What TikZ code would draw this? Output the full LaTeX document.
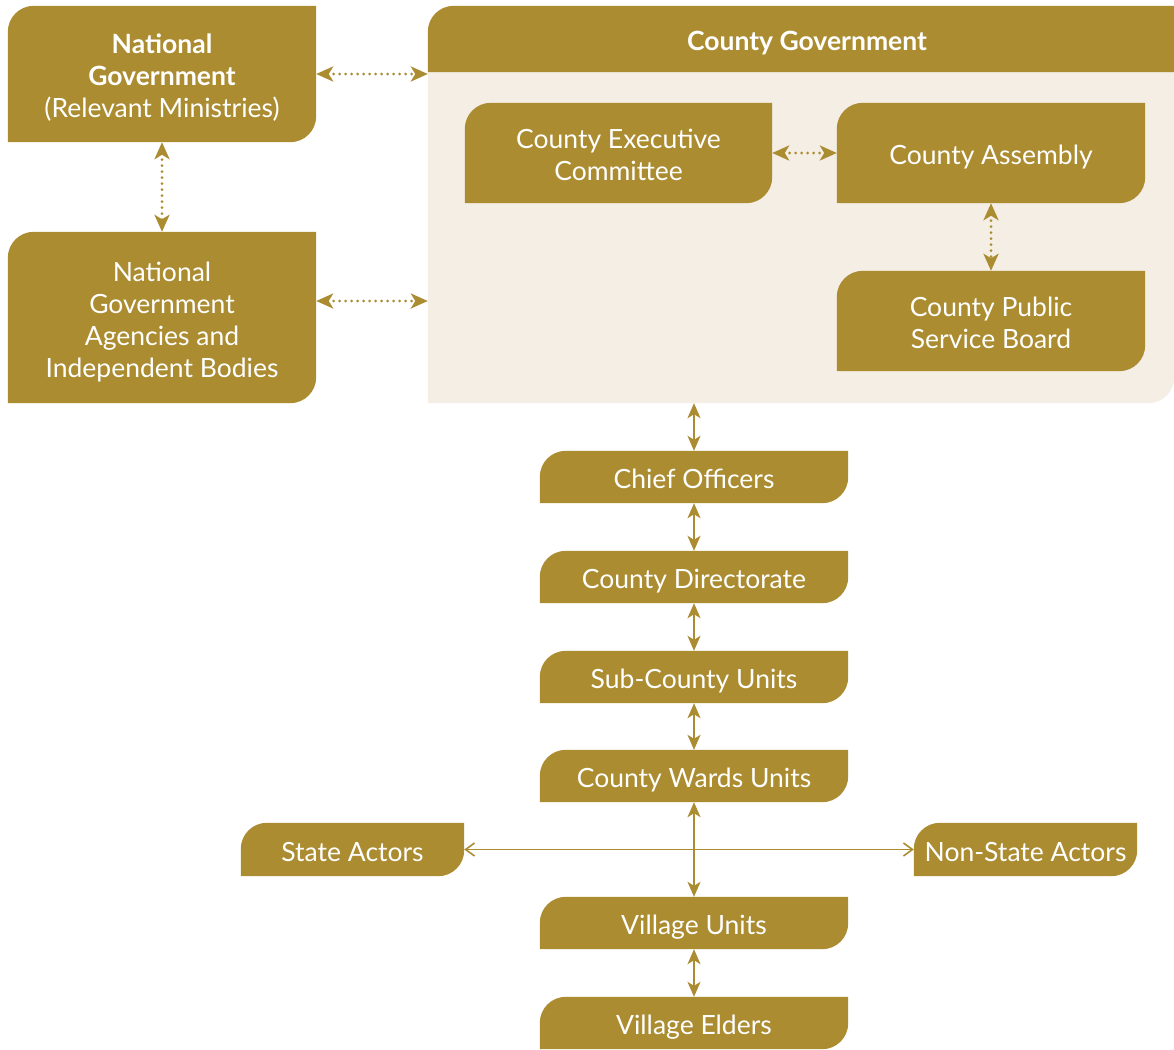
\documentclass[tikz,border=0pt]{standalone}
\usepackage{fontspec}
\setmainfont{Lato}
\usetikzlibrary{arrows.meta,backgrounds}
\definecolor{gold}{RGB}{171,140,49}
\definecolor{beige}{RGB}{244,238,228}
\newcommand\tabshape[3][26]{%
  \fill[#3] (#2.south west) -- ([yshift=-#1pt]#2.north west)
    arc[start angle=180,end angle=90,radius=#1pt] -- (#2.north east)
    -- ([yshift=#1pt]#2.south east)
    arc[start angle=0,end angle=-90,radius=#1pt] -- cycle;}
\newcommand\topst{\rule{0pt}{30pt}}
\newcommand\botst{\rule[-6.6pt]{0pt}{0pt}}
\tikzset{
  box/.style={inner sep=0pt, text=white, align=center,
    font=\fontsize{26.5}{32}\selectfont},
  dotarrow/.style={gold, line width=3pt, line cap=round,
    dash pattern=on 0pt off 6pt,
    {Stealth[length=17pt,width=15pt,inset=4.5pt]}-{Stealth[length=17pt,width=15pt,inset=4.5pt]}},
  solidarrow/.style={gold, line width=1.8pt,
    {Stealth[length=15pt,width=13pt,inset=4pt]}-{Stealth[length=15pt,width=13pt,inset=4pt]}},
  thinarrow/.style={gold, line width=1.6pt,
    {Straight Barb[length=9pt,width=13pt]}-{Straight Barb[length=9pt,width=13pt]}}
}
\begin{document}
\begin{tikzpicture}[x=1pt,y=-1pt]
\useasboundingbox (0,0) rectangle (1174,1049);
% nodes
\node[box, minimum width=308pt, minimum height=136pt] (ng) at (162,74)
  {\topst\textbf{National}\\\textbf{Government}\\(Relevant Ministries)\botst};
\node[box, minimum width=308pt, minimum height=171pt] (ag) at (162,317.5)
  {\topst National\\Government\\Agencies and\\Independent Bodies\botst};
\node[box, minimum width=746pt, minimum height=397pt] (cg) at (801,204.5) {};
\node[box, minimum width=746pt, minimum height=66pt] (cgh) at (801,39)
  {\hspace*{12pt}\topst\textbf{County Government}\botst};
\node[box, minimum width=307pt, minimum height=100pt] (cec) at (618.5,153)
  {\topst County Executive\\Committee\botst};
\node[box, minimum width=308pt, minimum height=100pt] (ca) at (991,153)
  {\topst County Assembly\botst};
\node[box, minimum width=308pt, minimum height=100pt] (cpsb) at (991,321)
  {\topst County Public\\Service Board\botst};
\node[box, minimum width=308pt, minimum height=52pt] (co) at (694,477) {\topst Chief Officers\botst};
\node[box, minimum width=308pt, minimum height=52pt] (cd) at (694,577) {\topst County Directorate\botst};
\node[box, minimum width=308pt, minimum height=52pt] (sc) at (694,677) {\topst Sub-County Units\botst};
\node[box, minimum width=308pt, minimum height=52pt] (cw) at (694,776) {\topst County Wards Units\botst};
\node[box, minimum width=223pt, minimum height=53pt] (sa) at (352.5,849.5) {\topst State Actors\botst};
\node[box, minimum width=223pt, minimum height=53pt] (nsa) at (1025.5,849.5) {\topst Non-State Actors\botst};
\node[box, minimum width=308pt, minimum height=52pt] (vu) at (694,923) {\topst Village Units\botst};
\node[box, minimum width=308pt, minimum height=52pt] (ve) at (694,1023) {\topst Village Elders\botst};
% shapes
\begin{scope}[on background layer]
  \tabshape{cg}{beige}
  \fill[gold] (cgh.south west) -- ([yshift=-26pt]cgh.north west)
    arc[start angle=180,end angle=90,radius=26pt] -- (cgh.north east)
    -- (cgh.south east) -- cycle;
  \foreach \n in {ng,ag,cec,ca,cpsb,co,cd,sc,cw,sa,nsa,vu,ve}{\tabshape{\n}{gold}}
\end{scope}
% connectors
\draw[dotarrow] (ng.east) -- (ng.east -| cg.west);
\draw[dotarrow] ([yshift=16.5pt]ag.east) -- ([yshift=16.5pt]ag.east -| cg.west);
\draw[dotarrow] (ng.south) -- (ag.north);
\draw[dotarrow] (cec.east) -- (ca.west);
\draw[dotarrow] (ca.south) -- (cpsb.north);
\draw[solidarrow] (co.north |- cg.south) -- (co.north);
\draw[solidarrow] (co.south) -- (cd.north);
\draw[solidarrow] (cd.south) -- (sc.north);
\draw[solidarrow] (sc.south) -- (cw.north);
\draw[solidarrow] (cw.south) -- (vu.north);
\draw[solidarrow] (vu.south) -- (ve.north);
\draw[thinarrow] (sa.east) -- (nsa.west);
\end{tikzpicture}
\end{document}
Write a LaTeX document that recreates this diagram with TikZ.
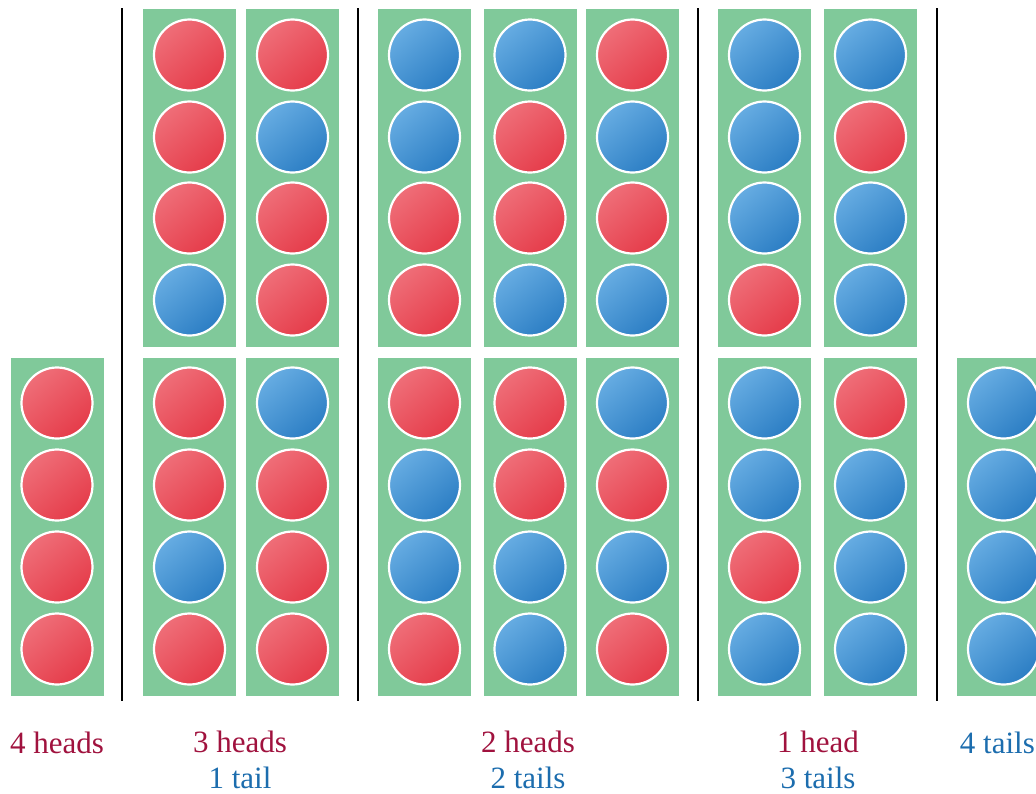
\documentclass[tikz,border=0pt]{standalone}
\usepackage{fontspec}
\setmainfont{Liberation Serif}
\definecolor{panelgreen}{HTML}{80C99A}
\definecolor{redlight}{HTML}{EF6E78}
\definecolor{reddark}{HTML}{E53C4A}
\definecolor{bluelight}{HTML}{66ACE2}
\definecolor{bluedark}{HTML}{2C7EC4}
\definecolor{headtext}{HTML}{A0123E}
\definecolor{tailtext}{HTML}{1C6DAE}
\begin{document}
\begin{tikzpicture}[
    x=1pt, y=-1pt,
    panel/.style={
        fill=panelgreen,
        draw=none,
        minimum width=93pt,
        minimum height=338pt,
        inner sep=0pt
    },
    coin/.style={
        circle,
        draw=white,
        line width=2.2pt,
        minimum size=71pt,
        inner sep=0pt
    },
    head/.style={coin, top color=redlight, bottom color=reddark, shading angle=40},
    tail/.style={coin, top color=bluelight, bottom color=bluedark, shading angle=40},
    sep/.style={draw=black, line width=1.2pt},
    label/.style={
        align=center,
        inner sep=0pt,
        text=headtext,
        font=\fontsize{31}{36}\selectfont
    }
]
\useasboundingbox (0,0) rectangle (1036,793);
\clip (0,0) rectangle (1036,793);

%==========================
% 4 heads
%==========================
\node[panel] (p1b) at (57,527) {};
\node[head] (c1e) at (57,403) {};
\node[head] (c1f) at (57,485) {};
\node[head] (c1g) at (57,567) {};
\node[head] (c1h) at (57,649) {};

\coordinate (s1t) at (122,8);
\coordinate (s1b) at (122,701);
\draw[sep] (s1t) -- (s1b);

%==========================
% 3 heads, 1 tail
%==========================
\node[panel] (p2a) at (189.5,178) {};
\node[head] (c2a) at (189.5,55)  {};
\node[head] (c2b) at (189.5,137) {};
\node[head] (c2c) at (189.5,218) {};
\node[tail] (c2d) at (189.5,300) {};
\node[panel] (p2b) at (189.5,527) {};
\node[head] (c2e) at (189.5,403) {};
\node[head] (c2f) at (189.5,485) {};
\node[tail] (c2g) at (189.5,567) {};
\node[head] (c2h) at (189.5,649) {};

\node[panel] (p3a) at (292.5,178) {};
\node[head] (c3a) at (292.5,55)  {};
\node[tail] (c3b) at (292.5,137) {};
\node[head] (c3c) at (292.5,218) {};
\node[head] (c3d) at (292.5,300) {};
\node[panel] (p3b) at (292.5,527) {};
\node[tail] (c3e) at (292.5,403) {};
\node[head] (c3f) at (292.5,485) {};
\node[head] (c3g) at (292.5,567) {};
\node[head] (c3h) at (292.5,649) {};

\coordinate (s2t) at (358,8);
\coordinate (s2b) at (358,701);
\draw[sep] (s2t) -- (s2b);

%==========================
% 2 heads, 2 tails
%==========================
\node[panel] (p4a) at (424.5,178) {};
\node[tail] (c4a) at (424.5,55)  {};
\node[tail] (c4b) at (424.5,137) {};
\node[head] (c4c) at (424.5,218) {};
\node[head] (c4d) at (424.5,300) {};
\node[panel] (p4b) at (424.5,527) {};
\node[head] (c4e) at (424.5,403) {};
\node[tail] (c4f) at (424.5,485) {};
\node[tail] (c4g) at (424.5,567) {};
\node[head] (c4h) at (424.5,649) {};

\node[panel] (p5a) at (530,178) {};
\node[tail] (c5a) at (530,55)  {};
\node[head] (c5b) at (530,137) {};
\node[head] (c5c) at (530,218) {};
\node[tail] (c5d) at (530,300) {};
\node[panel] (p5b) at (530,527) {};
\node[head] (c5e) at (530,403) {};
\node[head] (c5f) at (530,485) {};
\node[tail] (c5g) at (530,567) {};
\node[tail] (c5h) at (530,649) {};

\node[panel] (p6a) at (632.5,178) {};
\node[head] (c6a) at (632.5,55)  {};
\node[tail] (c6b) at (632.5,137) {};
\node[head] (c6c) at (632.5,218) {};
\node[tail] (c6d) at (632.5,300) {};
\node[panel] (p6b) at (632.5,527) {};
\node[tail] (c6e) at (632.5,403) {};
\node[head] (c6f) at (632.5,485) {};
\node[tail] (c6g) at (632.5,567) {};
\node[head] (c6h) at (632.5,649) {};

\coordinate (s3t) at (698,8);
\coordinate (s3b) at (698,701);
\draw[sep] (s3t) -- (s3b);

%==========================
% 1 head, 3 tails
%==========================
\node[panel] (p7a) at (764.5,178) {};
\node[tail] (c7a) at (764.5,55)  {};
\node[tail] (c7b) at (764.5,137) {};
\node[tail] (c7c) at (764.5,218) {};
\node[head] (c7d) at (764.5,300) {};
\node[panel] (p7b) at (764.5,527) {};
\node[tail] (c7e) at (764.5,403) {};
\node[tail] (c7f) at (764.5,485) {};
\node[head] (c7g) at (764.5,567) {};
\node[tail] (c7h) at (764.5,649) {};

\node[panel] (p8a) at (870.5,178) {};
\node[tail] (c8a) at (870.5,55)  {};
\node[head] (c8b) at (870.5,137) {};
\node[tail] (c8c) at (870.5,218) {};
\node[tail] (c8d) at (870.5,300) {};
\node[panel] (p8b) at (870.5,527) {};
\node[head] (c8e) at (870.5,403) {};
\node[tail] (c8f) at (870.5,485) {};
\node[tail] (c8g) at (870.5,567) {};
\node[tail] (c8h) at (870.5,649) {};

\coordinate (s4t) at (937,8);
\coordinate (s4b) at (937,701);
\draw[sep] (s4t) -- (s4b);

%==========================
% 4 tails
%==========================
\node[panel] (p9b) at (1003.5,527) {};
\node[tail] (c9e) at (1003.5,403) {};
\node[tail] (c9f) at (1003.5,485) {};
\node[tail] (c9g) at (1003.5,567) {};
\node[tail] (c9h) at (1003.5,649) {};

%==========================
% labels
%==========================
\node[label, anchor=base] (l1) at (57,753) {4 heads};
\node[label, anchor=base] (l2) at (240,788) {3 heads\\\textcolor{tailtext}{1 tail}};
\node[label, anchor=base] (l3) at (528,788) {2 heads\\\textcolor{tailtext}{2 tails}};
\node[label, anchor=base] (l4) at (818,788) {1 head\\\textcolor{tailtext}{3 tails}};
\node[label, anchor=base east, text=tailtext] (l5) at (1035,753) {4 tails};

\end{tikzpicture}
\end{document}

________________

_Task directions_:
Reproduce exactly the lines above starting at the line containing "Write a LaTeX" and ending at the line containing "(s1t) -- (s1b);", including both, but not the pictures.

_Solution for this task_:
Write a LaTeX document that recreates this diagram with TikZ.
\documentclass[tikz,border=0pt]{standalone}
\usepackage{fontspec}
\setmainfont{Liberation Serif}
\definecolor{panelgreen}{HTML}{80C99A}
\definecolor{redlight}{HTML}{EF6E78}
\definecolor{reddark}{HTML}{E53C4A}
\definecolor{bluelight}{HTML}{66ACE2}
\definecolor{bluedark}{HTML}{2C7EC4}
\definecolor{headtext}{HTML}{A0123E}
\definecolor{tailtext}{HTML}{1C6DAE}
\begin{document}
\begin{tikzpicture}[
    x=1pt, y=-1pt,
    panel/.style={
        fill=panelgreen,
        draw=none,
        minimum width=93pt,
        minimum height=338pt,
        inner sep=0pt
    },
    coin/.style={
        circle,
        draw=white,
        line width=2.2pt,
        minimum size=71pt,
        inner sep=0pt
    },
    head/.style={coin, top color=redlight, bottom color=reddark, shading angle=40},
    tail/.style={coin, top color=bluelight, bottom color=bluedark, shading angle=40},
    sep/.style={draw=black, line width=1.2pt},
    label/.style={
        align=center,
        inner sep=0pt,
        text=headtext,
        font=\fontsize{31}{36}\selectfont
    }
]
\useasboundingbox (0,0) rectangle (1036,793);
\clip (0,0) rectangle (1036,793);

%==========================
% 4 heads
%==========================
\node[panel] (p1b) at (57,527) {};
\node[head] (c1e) at (57,403) {};
\node[head] (c1f) at (57,485) {};
\node[head] (c1g) at (57,567) {};
\node[head] (c1h) at (57,649) {};

\coordinate (s1t) at (122,8);
\coordinate (s1b) at (122,701);
\draw[sep] (s1t) -- (s1b);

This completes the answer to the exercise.